In a potted plant sitting obscurely in a corner of the patio behind our house sits a lamp that when night falls begins to glow an eerie blue. White crystals at its base fracture the light and send it helter-skelter across the garden floor eventually being absorbed into the dense forest of green across the miniature meadow. “What is that Grandpa?” Said my Granddaughter one warm spring evening while we sat in the dark before the moon took over the sky and dispelled the eerie shadows of the night. “Ah yes, that’s a Fairy Lamp” I explained. “Ohh, what is that?” she whispered.
“A Faery Lantern, the link between two worlds is like what the dream is to those who sleep and leave the world of light for the world of the night, the world of bright consciousness to the world of dark shadows.”
“The faeries are those images that reside within the dream and guide the dream body through the labyrinth of the inner psyche. Like Dickens’ ghosts of the Christmas Carol they cross through time and solid walls as though they didn’t exist. They are of the intuitive and imaginal world beholding to nothing of the material and rational and yet, and yet, hold the very secret of life, the cradle of our soul.”
“Light the lantern and sleep will overtake you and the fairies will come, dancing and flitting, soaring and roaring through the air with an invitation to follow deeper into the night realm, deeper into the shadows of the unknown.”
It’s mostly a curious world, a mad hatters craziness that can turn on the moment to either the sublime or upon a nightmarish Jabberwocky” I growled and clawed the air menacingly while my granddaughter recoiled in mock fear.
“It’s a place of wizards, wisdom keepers and great ladies, heroes, lovers, martyrs, tricksters, devils and death.

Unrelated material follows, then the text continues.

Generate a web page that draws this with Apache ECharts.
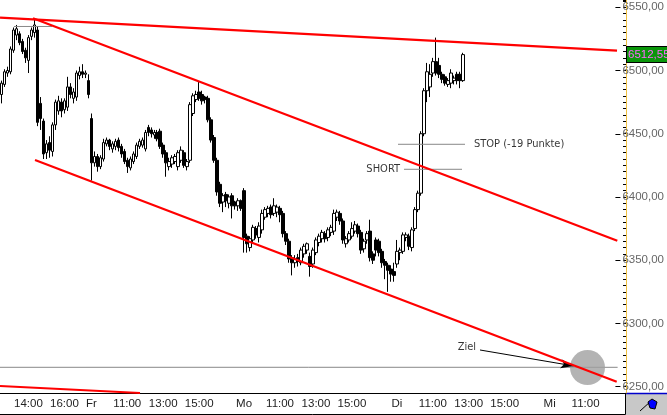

It is a world where unicorns still forage and people can take wing over vast green meadows. Here the archetypal male in us all holds his hand to the female we all share and rejoices in the union that eludes us in the waking world.”
“As we travel through the world of the night the shape-shifting creatures of the dark will lure us into the Neverseen, the Land of Faery and introduce us to our true self. Once met and understood we can never ever be the same.”
“What do you think of that?? I queried and looked over at her, but the faeries had already come and taken her through the light of the lamp. I smiled and pulled my jacket against the encroaching cold.